Ingold (2010) argues that the immersion of something within the flows
and metabolism of materials underpins the entity being alive. Within a
river system through its connectivity and agencies whereby materials
flow and are metabolised and used, establishes, and shapes its status as
being alive and, thus, an active stakeholder. Similarly, Ryan (2022)
applies the concept of hydropoetics to refer to rivers as alive or
transformative and frames a river’s communicative perspective not
through a “human-type voice” but through their agency as performative.

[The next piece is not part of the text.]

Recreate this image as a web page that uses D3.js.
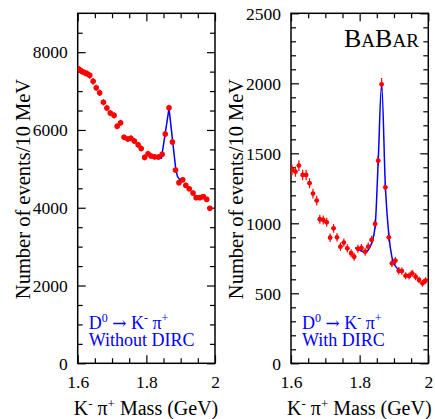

This perspective is supported by Plumwood (2009) who argues that the
agency of nature can be conceptualised as an “active voice”, in terms
of being a means of communication and as an expression of purpose. As
Everard and Powell (2002, p. 333) argue, “[t]he functioning of the
ecosystem [as performance], and not merely human use of it, needs to
be central to our thinking.”
Broadly speaking, performance, or performativity, focuses on the
reproductive capacities and abilities and the relationship’s objects
have to and with other objects (Lavau, 2011a). In regard to river
systems, the river is enacted or emerges through connectivity and their
agency within the various relationships with humans and their practices
leading to rivers and humans co-producing the (re)shaping of landscape
and human communities and practices including, for example, agriculture
and river management (Lavau, 2011b). Thus, applying the concept of
hydropoetics is, as Ryan (2022, p. 487, original italics) states, “to
embrace hydrocentricism or, even, what might be calledrivercentricism … signifying a river-focused worldview as
well as a physical identification with rivers as bodies in
themselves.” From this perspective, rivers are key stakeholders in
their own right and, thus, their perspectives need to be incorporated
within the place-based decision-making process relative to use and
management. It is from such inclusiveness of the river as an active
stakeholder or as an influential autopoiesis agent (Ryan, 2022) that
harmonious relationships can be built and developed towards management
solutions which provide mutually beneficial outcomes. This further
emphasises the importance of acknowledging rivers and humans coexist as
and within interdependent material, social, and cultural agential
systems influencing and shaping landscape and human communities
(Zalewski, 2012).
Although each river’s connectivity may be broadly similar, the
influences of multiple agencies throughout the interconnectedness of
river system connectivity (re)shapes according to the dynamics and
distinctiveness of local environments and landscapes. Forming harmonious
river-human relationships which acknowledges the influence of river
system agencies on human life and practices is better served through
place-based thinking and approaches (Schönach, 2017). Accepting rivers
as place-based stakeholders and agents develops from understanding the
purposes of river systems is far more than the narrow instrumental
valuing of rivers as mere sources of resources, for example water and
floodplains for urbanisation, or navigational routes to transport goods
and people (Schönach, 2017; Tockner & Stanford, 2002). In this
place-based meanings and understandings of the agencies of local river
systems become important for guiding decision-making and experimenting
possible solutions for creating and building harmonious river-human
relationships (Fox et al., 2017) in terms of understanding rivers as
being “rivers-in-place” (Tadaki et al., 2014, p. 360).